- WHAT IS REQUIRED -
Extract exactly the lines from the top of the records through the line containing "from matplotlib.lines import Line2D", and keep pictures out of the copy.

- SUPPLIED DATA -
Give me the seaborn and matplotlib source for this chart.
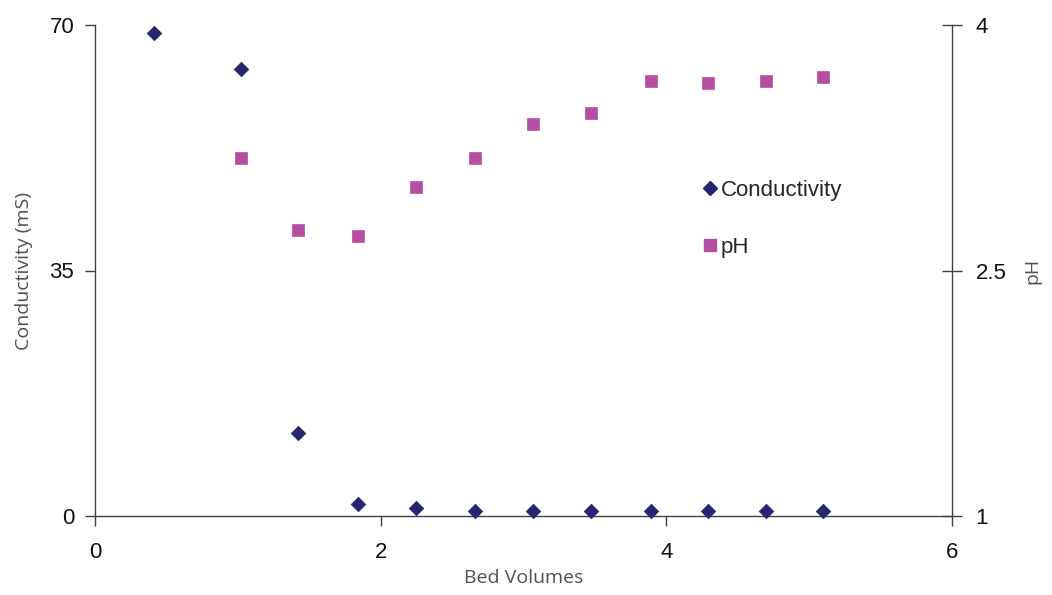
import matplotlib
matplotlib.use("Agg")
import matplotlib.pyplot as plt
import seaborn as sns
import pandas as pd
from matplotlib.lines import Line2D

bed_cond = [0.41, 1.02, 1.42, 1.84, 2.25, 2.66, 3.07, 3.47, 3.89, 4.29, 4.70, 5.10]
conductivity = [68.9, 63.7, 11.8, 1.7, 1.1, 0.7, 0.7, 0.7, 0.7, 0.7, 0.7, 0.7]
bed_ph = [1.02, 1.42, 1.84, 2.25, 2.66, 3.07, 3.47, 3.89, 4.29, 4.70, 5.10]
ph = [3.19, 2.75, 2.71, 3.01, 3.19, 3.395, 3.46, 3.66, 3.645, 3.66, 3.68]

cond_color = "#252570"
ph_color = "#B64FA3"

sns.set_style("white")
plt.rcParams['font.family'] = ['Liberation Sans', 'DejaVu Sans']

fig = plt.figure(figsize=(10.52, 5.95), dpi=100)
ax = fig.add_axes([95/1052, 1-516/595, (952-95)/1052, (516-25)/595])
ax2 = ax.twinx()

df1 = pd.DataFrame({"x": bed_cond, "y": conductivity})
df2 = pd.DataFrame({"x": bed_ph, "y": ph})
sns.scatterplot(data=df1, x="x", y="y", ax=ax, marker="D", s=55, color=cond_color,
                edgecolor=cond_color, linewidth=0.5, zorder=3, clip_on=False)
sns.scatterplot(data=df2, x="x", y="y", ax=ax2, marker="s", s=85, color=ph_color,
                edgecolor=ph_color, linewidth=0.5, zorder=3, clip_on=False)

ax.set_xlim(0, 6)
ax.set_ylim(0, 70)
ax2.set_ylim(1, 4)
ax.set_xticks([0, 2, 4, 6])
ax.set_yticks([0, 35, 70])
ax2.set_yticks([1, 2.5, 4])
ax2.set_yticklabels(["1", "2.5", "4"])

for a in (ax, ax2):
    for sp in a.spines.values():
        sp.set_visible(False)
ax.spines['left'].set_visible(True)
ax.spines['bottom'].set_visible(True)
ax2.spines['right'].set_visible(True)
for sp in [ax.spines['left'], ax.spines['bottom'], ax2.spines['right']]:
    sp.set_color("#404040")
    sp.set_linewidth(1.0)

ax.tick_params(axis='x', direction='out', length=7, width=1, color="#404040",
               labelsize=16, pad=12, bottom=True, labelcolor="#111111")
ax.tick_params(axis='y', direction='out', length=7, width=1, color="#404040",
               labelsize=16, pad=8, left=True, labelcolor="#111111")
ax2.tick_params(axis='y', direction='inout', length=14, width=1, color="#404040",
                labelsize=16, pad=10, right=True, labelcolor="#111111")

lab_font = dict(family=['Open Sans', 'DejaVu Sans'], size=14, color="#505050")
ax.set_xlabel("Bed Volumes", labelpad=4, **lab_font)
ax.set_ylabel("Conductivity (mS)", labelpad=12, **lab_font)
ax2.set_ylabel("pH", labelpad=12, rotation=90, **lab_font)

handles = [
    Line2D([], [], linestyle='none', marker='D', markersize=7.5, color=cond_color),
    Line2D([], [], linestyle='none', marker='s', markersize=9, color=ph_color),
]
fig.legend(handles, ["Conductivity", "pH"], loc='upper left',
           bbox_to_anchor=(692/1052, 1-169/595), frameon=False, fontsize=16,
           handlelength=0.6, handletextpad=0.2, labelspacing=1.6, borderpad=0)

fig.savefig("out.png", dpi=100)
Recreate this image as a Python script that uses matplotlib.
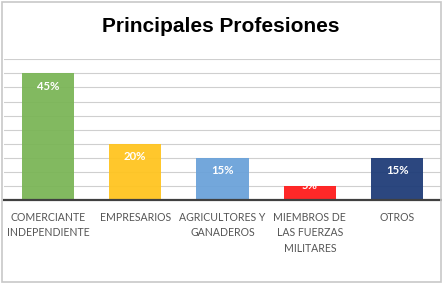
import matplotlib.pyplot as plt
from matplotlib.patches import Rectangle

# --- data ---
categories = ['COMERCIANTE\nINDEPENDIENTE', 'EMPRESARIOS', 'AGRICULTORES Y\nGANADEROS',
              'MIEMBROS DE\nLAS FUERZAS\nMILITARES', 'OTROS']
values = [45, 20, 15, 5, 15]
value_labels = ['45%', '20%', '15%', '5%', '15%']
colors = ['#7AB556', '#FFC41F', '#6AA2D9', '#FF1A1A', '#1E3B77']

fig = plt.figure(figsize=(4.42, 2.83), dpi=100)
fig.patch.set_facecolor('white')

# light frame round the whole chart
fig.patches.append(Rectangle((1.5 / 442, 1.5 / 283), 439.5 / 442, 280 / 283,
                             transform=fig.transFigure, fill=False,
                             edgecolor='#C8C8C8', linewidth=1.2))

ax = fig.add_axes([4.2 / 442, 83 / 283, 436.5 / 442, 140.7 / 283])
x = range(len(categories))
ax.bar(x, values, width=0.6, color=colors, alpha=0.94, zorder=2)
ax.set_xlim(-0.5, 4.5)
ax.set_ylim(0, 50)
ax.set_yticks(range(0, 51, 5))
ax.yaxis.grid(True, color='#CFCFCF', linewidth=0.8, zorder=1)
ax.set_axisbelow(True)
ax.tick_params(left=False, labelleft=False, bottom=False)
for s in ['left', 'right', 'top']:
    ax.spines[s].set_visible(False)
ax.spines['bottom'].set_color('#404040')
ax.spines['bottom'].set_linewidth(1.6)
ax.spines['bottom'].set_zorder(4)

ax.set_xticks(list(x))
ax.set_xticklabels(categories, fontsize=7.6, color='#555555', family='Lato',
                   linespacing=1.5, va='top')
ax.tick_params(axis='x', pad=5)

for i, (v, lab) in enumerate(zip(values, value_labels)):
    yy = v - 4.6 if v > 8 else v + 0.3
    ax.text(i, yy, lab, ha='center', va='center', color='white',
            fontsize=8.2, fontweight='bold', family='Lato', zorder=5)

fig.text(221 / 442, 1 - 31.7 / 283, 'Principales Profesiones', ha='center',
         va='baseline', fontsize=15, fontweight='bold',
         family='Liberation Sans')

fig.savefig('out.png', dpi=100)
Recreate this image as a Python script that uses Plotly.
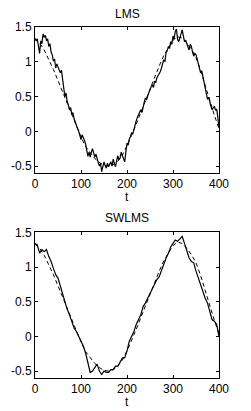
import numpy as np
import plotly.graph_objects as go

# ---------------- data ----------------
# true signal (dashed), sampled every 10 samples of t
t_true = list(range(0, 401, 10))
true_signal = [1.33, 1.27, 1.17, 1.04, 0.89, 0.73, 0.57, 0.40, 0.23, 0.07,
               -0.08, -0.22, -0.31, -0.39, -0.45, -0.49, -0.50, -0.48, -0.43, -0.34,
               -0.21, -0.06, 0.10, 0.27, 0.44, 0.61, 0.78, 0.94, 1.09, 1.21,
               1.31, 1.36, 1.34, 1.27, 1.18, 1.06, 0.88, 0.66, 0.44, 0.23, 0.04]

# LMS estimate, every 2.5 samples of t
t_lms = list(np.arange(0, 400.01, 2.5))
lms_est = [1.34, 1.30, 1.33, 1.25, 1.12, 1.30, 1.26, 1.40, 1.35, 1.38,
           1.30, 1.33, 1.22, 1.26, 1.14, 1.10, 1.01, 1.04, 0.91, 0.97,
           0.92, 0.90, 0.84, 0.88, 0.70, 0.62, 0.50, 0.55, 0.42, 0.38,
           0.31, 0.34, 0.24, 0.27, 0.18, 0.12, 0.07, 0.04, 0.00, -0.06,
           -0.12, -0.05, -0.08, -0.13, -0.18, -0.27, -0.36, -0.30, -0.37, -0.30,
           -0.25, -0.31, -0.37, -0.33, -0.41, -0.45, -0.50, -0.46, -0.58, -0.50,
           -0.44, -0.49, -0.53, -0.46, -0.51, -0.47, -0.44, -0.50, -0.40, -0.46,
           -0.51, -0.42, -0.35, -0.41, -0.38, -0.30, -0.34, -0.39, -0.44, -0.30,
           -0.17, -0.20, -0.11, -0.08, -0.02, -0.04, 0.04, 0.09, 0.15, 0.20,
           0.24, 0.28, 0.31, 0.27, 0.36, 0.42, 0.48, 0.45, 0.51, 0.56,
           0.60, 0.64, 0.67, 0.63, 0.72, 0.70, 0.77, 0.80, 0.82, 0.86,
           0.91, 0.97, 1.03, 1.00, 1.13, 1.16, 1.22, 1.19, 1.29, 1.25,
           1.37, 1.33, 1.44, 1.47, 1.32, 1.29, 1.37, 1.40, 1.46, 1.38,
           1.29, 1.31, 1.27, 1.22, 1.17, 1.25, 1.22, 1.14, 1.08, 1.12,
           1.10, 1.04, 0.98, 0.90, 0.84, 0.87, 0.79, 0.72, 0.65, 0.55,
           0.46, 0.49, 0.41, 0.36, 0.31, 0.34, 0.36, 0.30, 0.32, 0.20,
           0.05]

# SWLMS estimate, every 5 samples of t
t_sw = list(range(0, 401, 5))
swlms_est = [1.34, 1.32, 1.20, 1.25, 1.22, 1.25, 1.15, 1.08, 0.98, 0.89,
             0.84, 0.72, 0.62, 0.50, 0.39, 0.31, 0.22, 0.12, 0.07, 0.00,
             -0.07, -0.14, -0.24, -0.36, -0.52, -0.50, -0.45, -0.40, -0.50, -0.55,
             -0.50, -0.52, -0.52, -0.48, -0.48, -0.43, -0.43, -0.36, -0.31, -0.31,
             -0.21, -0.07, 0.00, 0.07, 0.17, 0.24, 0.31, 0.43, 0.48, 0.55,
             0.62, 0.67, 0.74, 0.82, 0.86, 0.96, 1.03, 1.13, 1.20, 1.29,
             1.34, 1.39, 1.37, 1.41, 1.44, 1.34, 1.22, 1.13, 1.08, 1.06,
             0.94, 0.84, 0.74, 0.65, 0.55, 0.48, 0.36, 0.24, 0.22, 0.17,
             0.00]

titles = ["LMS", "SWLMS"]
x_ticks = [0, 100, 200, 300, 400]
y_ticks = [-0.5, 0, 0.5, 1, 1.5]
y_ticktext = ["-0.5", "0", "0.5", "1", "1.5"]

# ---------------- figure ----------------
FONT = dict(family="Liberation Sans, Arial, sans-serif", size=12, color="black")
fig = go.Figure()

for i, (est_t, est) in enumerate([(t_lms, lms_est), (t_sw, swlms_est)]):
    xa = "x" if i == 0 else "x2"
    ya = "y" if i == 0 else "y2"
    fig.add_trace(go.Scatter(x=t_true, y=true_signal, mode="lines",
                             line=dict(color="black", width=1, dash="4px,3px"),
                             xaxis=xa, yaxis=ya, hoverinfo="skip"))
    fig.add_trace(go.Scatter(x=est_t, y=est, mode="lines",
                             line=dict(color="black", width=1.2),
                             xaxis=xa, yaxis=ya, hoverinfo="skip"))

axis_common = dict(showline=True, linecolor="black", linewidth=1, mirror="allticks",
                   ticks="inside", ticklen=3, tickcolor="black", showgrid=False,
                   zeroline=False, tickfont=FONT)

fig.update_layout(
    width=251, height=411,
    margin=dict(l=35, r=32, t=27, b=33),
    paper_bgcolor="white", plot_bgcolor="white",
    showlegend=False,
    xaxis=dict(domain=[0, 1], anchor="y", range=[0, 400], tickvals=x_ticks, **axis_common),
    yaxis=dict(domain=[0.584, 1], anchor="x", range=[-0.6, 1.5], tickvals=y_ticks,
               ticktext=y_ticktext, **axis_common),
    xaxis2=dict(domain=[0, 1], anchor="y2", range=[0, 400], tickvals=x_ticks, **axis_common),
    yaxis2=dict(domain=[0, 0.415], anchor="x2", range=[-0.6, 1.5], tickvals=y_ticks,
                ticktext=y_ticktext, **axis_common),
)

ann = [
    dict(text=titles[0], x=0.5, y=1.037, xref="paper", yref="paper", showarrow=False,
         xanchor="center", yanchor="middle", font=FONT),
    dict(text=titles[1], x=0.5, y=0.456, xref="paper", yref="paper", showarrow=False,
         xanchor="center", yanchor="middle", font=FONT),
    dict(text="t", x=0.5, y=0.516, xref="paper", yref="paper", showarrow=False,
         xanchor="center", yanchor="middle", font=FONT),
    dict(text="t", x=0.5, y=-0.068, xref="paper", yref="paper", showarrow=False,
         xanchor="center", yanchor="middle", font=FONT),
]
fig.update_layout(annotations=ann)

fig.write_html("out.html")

- OUTPUT OF THE EXERCISE -
Give me the seaborn and matplotlib source for this chart.
import matplotlib
matplotlib.use("Agg")
import matplotlib.pyplot as plt
import seaborn as sns
import pandas as pd
from matplotlib.lines import Line2D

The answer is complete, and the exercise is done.